Circulation (C) evaluation looks to determine the presence of hypoperfusion and shock, as well as vascular compromise of an injured extremity. Assessment includes an examination of central and peripheral pulses, capillary refill, mental status, and skin and circumoral color. Findings may guide immediate interventions. A pulseless extremity from a dislocation may be quickly manipulated via in-line traction to regain distal perfusion and save a limb. Such techniques should not be attempted more than two times. Casualty’s with evidence of poor circulatory status or shock should be prioritized for extraction and evacuation once the situation allows.

The SMP should receive instruction to keep the patient warm to prevent hypothermia (H) and to continue short interval reassessments until a more formally trained medical provider can take over. Hypothermia carries a high mortality rate in a severely injured patient and is included in the lethal triad of trauma.[11] Effective interventions to prevent hypothermia in austere environments include removing soaked clothes and applying multiple layers of loose dry clothing and blankets.
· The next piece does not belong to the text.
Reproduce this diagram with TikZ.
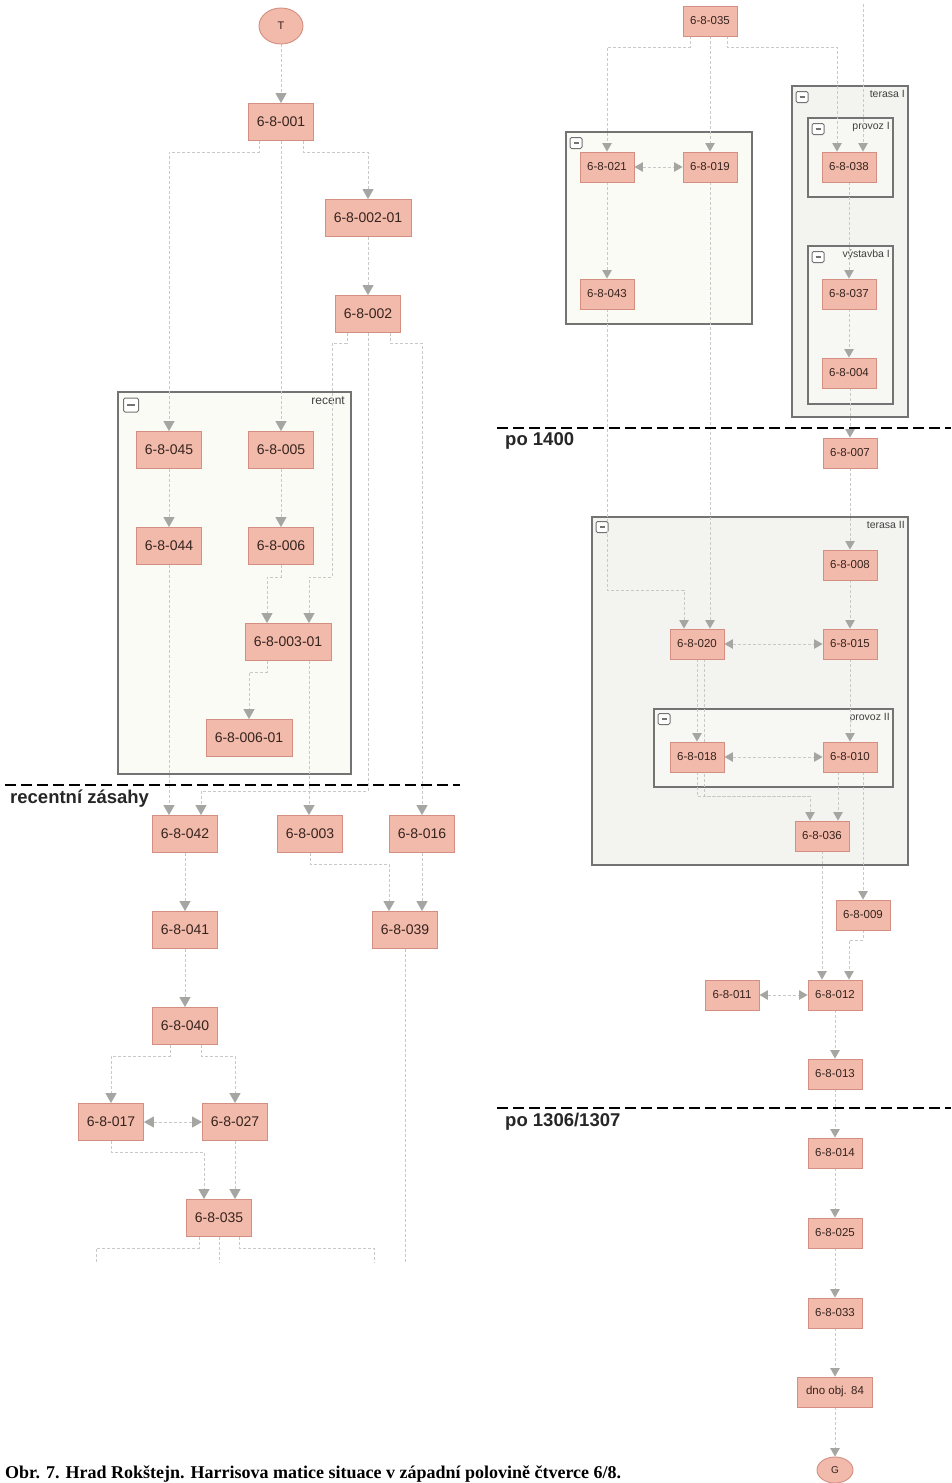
\documentclass[tikz,border=0pt]{standalone}
\usepackage{fontspec}
\usetikzlibrary{arrows.meta,shapes.geometric,calc}
\newfontfamily\diagfont{Liberation Sans}
\newfontfamily\capfont{Liberation Serif}
\newcommand\leftfnt{\diagfont\fontsize{14}{16}\selectfont}
\newcommand\rightfnt{\diagfont\fontsize{11.5}{13}\selectfont}
\newcommand\grpfnt{\diagfont\fontsize{12}{14}\selectfont}
\newcommand\rgrpfnt{\diagfont\fontsize{10.5}{12}\selectfont}
\newcommand\sepfnt{\diagfont\bfseries\fontsize{18.5}{20}\selectfont}
\definecolor{nodefill}{RGB}{241,186,170}
\definecolor{nodeborder}{RGB}{212,142,130}
\definecolor{nodetext}{RGB}{55,35,30}
\definecolor{edgegray}{RGB}{200,200,200}
\definecolor{arrowgray}{RGB}{165,165,162}
\definecolor{grpborder}{RGB}{115,115,115}
\definecolor{grpfillA}{RGB}{251,251,246}
\definecolor{grpfillB}{RGB}{243,243,239}
\definecolor{grpfillC}{RGB}{247,247,243}
\pgfdeclarelayer{grplayer}
\pgfdeclarelayer{edgelayer}
\pgfsetlayers{grplayer,edgelayer,main}
\tikzset{
  box/.style={draw=nodeborder, fill=nodefill, line width=0.9pt, minimum width=65pt, minimum height=37pt, inner sep=1pt, font=\leftfnt, text=nodetext},
  rbox/.style={box, minimum width=54pt, minimum height=30pt, font=\rightfnt},
  oval/.style={ellipse, draw=nodeborder, fill=nodefill, line width=0.9pt, inner sep=0pt, text=nodetext},
  bigtip/.tip={Triangle[width=11pt,length=10pt,color=arrowgray,fill=arrowgray]},
  smalltip/.tip={Triangle[width=9.5pt,length=8.5pt,color=arrowgray,fill=arrowgray]},
  edge/.style={draw=edgegray, line width=0.9pt, dash pattern=on 3pt off 2pt, -bigtip},
  redge/.style={draw=edgegray, line width=0.9pt, dash pattern=on 3pt off 2pt, -smalltip},
  plain/.style={draw=edgegray, line width=0.9pt, dash pattern=on 3pt off 2pt},
  bi/.style={draw=edgegray, line width=0.9pt, dash pattern=on 3pt off 2pt, bigtip-bigtip},
  rbi/.style={draw=edgegray, line width=0.9pt, dash pattern=on 3pt off 2pt, smalltip-smalltip},
  grp/.style={draw=grpborder, line width=1.3pt},
  iconbox/.style={draw=grpborder, fill=white, line width=1pt, minimum width=15pt, minimum height=14pt, inner sep=0pt, rounded corners=1.5pt,
    path picture={\draw[grpborder, line width=1.3pt] ([xshift=3.5pt]path picture bounding box.west) -- ([xshift=-3.5pt]path picture bounding box.east);}},
  riconbox/.style={iconbox, minimum width=12pt, minimum height=11pt},
  sepline/.style={line width=2.8pt, dash pattern=on 11pt off 5pt, black},
  seplabel/.style={font=\sepfnt, anchor=west, inner sep=0pt, text=black!85},
  glabel/.style={font=\grpfnt, anchor=north east, inner sep=0pt, text=black!75},
  rglabel/.style={font=\rgrpfnt, anchor=north east, inner sep=0pt, text=black!75},
}
\begin{document}
\begin{tikzpicture}[x=1pt,y=-1pt]
\begin{pgfonlayer}{grplayer}
\fill[white] (0,0) rectangle (951,1483);
\end{pgfonlayer}
\useasboundingbox (0,0) rectangle (951,1483);

% ---------- groups ----------
\begin{pgfonlayer}{grplayer}
\draw[grp, fill=grpfillA] (118,392) rectangle (351,774);
\node[iconbox] (icRecent) at (131,405) {};
\node[glabel] (lRecent) at (345,397) {recent};

\draw[grp, fill=grpfillA] (566,132) rectangle (752,324);
\node[riconbox] (icG1) at (576,143) {};

\draw[grp, fill=grpfillB] (792,86) rectangle (908,417);
\node[riconbox] (icTerI) at (802,97) {};
\node[rglabel] (lTerI) at (905,90) {terasa I};
\draw[grp, fill=grpfillC] (808,118) rectangle (893,197);
\node[riconbox] (icProvI) at (818,129) {};
\node[rglabel] (lProvI) at (890,122) {provoz I};
\draw[grp, fill=grpfillC] (808,246) rectangle (893,404);
\node[riconbox] (icVysI) at (818,257) {};
\node[rglabel] (lVysI) at (890,250) {výstavba I};

\draw[grp, fill=grpfillB] (592,517) rectangle (908,865);
\node[riconbox] (icTerII) at (602,527) {};
\node[rglabel] (lTerII) at (905,521) {terasa II};
\draw[grp, fill=grpfillC] (654,709) rectangle (893,787);
\node[riconbox] (icProvII) at (664,719) {};
\node[rglabel] (lProvII) at (890,713) {provoz II};
\end{pgfonlayer}

% ---------- nodes (left) ----------
\node[oval, minimum width=44pt, minimum height=36pt, font=\diagfont\fontsize{11}{12}\selectfont] (T) at (281,26) {T};
\node[box] (n001) at (281,122) {6-8-001};
\node[box, minimum width=86pt] (n00201) at (368,218) {6-8-002-01};
\node[box] (n002) at (368,314) {6-8-002};
\node[box] (n045) at (169,450) {6-8-045};
\node[box] (n005) at (281,450) {6-8-005};
\node[box] (n044) at (169,546) {6-8-044};
\node[box] (n006) at (281,546) {6-8-006};
\node[box, minimum width=86pt] (n00301) at (288,642) {6-8-003-01};
\node[box, minimum width=86pt] (n00601) at (249,738) {6-8-006-01};
\node[box] (n042) at (185,834) {6-8-042};
\node[box] (n003) at (310,834) {6-8-003};
\node[box] (n016) at (422,834) {6-8-016};
\node[box] (n041) at (185,930) {6-8-041};
\node[box] (n039) at (405,930) {6-8-039};
\node[box] (n040) at (185,1026) {6-8-040};
\node[box] (n017) at (111,1122) {6-8-017};
\node[box] (n027) at (235,1122) {6-8-027};
\node[box] (n035) at (219,1218) {6-8-035};
\coordinate (outL) at (96,1262);
\coordinate (outC) at (219,1262);
\coordinate (outR) at (374,1262);
\coordinate (out39) at (405,1262);

% ---------- nodes (right) ----------
\node[rbox] (r035) at (710,21) {6-8-035};
\coordinate (inTop) at (863,4);
\node[rbox] (r021) at (607,167) {6-8-021};
\node[rbox] (r019) at (710,167) {6-8-019};
\node[rbox] (r043) at (607,294) {6-8-043};
\node[rbox] (r038) at (849,167) {6-8-038};
\node[rbox] (r037) at (849,294) {6-8-037};
\node[rbox] (r004) at (849,373) {6-8-004};
\node[rbox] (r007) at (850,453) {6-8-007};
\node[rbox] (r008) at (850,565) {6-8-008};
\node[rbox] (r020) at (697,644) {6-8-020};
\node[rbox] (r015) at (850,644) {6-8-015};
\node[rbox] (r018) at (697,757) {6-8-018};
\node[rbox] (r010) at (850,757) {6-8-010};
\node[rbox] (r036) at (822,836) {6-8-036};
\node[rbox] (r009) at (863,915) {6-8-009};
\node[rbox] (r011) at (732,995) {6-8-011};
\node[rbox] (r012) at (835,995) {6-8-012};
\node[rbox] (r013) at (835,1074) {6-8-013};
\node[rbox] (r014) at (835,1153) {6-8-014};
\node[rbox] (r025) at (835,1233) {6-8-025};
\node[rbox] (r033) at (835,1313) {6-8-033};
\node[rbox, minimum width=75pt] (rdno) at (835,1392) {dno obj. 84};
\node[oval, minimum width=36pt, minimum height=26pt, font=\diagfont\fontsize{10}{11}\selectfont] (G) at (835,1470) {G};

\begin{pgfonlayer}{edgelayer}
% ---------- edges (left) ----------
\draw[edge] (T.south) -- (n001.north);
\draw[edge] ([xshift=-22pt]n001.south) -- ++(0,11) -| (n045.north);
\draw[edge] (n001.south) -- (n005.north);
\draw[edge] ([xshift=22pt]n001.south) -- ++(0,11) -| (n00201.north);
\draw[edge] (n00201.south) -- (n002.north);
\draw[edge] ([xshift=-21pt]n002.south) |- (332,343) |- (309,577) -- ([xshift=21pt]n00301.north);
\draw[edge] (n002.south) -- (368,791) -| ([xshift=16pt]n042.north);
\draw[edge] ([xshift=22pt]n002.south) -- ++(0,10) -| (n016.north);
\draw[edge] (n045.south) -- (n044.north);
\draw[edge] (n044.south) -- ([xshift=-16pt]n042.north);
\draw[edge] (n005.south) -- (n006.north);
\draw[edge] (n006.south) -- ++(0,12) -| ([xshift=-21pt]n00301.north);
\draw[edge] ([xshift=-21pt]n00301.south) -- ++(0,11) -| (n00601.north);
\draw[edge] ([xshift=21pt]n00301.south) -- ([xshift=-1pt]n003.north);
\draw[edge] (n003.south) -- ++(0,11) -| ([xshift=-16pt]n039.north);
\draw[edge] (n016.south) -- ([xshift=17pt]n039.north);
\draw[edge] (n042.south) -- (n041.north);
\draw[edge] (n041.south) -- (n040.north);
\draw[edge] ([xshift=-15pt]n040.south) -- ++(0,11) -| (n017.north);
\draw[edge] ([xshift=16pt]n040.south) -- ++(0,11) -| (n027.north);
\draw[bi] (n017.east) -- (n027.west);
\draw[edge] (n017.south) -- ++(0,11) -| ([xshift=-15pt]n035.north);
\draw[edge] (n027.south) -- ([xshift=16pt]n035.north);
\draw[plain] ([xshift=-20pt]n035.south) -- ++(0,11) -| (outL);
\draw[plain] (n035.south) -- (outC);
\draw[plain] ([xshift=20pt]n035.south) -- ++(0,11) -| (outR);
\draw[plain] (n039.south) -- (out39);

% ---------- edges (right) ----------
\draw[redge] (inTop) -- ([xshift=14pt]r038.north);
\draw[redge] ([xshift=-20pt]r035.south) -- ++(0,11) -| (r021.north);
\draw[redge] (r035.south) -- (r019.north);
\draw[redge] ([xshift=17pt]r035.south) -- ++(0,11) -| ([xshift=-12pt]r038.north);
\draw[rbi] (r021.east) -- (r019.west);
\draw[redge] (r021.south) -- (r043.north);
\draw[redge] (r043.south) -- (607,590) -| ([xshift=-13pt]r020.north);
\draw[redge] (r019.south) -- ([xshift=13pt]r020.north);
\draw[redge] (r038.south) -- (r037.north);
\draw[redge] (r037.south) -- (r004.north);
\draw[redge] ([xshift=1pt]r004.south) -- (r007.north);
\draw[redge] (r007.south) -- (r008.north);
\draw[redge] (r008.south) -- (r015.north);
\draw[rbi] (r020.east) -- (r015.west);
\draw[redge] (r015.south) -- (r010.north);
\draw[redge] (r020.south) -- (r018.north);
\draw[rbi] (r018.east) -- (r010.west);
\draw[plain] ([xshift=7pt]r020.south) -- (704,796) -- (810,796);
\draw[redge] (r018.south) -- (697,796) -| ([xshift=-12pt]r036.north);
\draw[redge] ([xshift=-12pt]r010.south) -- ([xshift=16pt]r036.north);
\draw[redge] ([xshift=13pt]r010.south) -- (r009.north);
\draw[redge] (r036.south) -- ([xshift=-13pt]r012.north);
\draw[redge] (r009.south) -- ++(0,10) -| ([xshift=14pt]r012.north);
\draw[rbi] (r011.east) -- (r012.west);
\draw[redge] (r012.south) -- (r013.north);
\draw[redge] (r013.south) -- (r014.north);
\draw[redge] (r014.south) -- (r025.north);
\draw[redge] (r025.south) -- (r033.north);
\draw[redge] (r033.south) -- (rdno.north);
\draw[redge] (rdno.south) -- (G.north);
\end{pgfonlayer}

% ---------- separators ----------
\draw[sepline] (5,785) -- (460,785);
\node[seplabel] (sRec) at (10,799) {recentní zásahy};
\draw[sepline] (497,428) -- (951,428);
\node[seplabel] (s1400) at (505,441) {po 1400};
\draw[sepline] (497,1108) -- (951,1108);
\node[seplabel] (s1306) at (505,1122) {po 1306/1307};

% ---------- caption ----------
\node[font=\capfont\bfseries\fontsize{18}{20}\selectfont, anchor=west, inner sep=0pt] (cap) at (5,1474) {Obr. 7. Hrad Rokštejn. Harrisova matice situace v západní polovině čtverce 6/8.};
\end{tikzpicture}
\end{document}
Loose clothing allows air spaces that prevent heat loss and ensures insulation. Be sure to specifically cover the head, neck, and hands to decrease radiant heat loss. Be aware that burn injuries significantly disrupt the skin’s ability to control body temperature, placing burned casualties at an increased risk of hypothermia.

The previous steps remain the same when the casualty is going to treat themselves under the guidance of a TMP.  Each step should be explained clearly, and the next step should not be given until the casualty has given affirmative feedback indicating they are ready to move on.  In the case of self-aid, time is of the essence, particularly in the setting of hemorrhage.  Once the casualty begins to lose the ability to interact with the TMP or loses the dexterity to provide self-aid, the chance of mortality will significantly increase.

Clinical Significance

TMPs may have to perform a remote assessment of casualties. They should be familiar with all resources which are useful in determining a casualty’s condition remotely, including binoculars, spotting scopes, and night vision optics. The TMP must also be aware of situational variables impacting rescue or evacuation of casualties. Medical intelligence obtained should be relayed to the scene commander/team leader. The decision to attempt a rescue will be dependent on the risks versus benefits, available manpower, and the likelihood of success.

TMPs must also be able to perform an assessment of illness/injury and to provide treatment via a surrogate without the use of tactile or visual cues. In some cases, the surrogate may be the casualty and must be guided in effective self-assessment and treatment. Time is critical when addressing preventable causes of death, such as massive hemorrhage and airway compromise. The TMP must be proficient in effectively and concisely directing a surrogate to perform life-saving medical care. Effectively providing remote assessment and surrogate care is a challenging and fatigable skill.  Like all essential skills, it requires practice to attain proficiency.[12]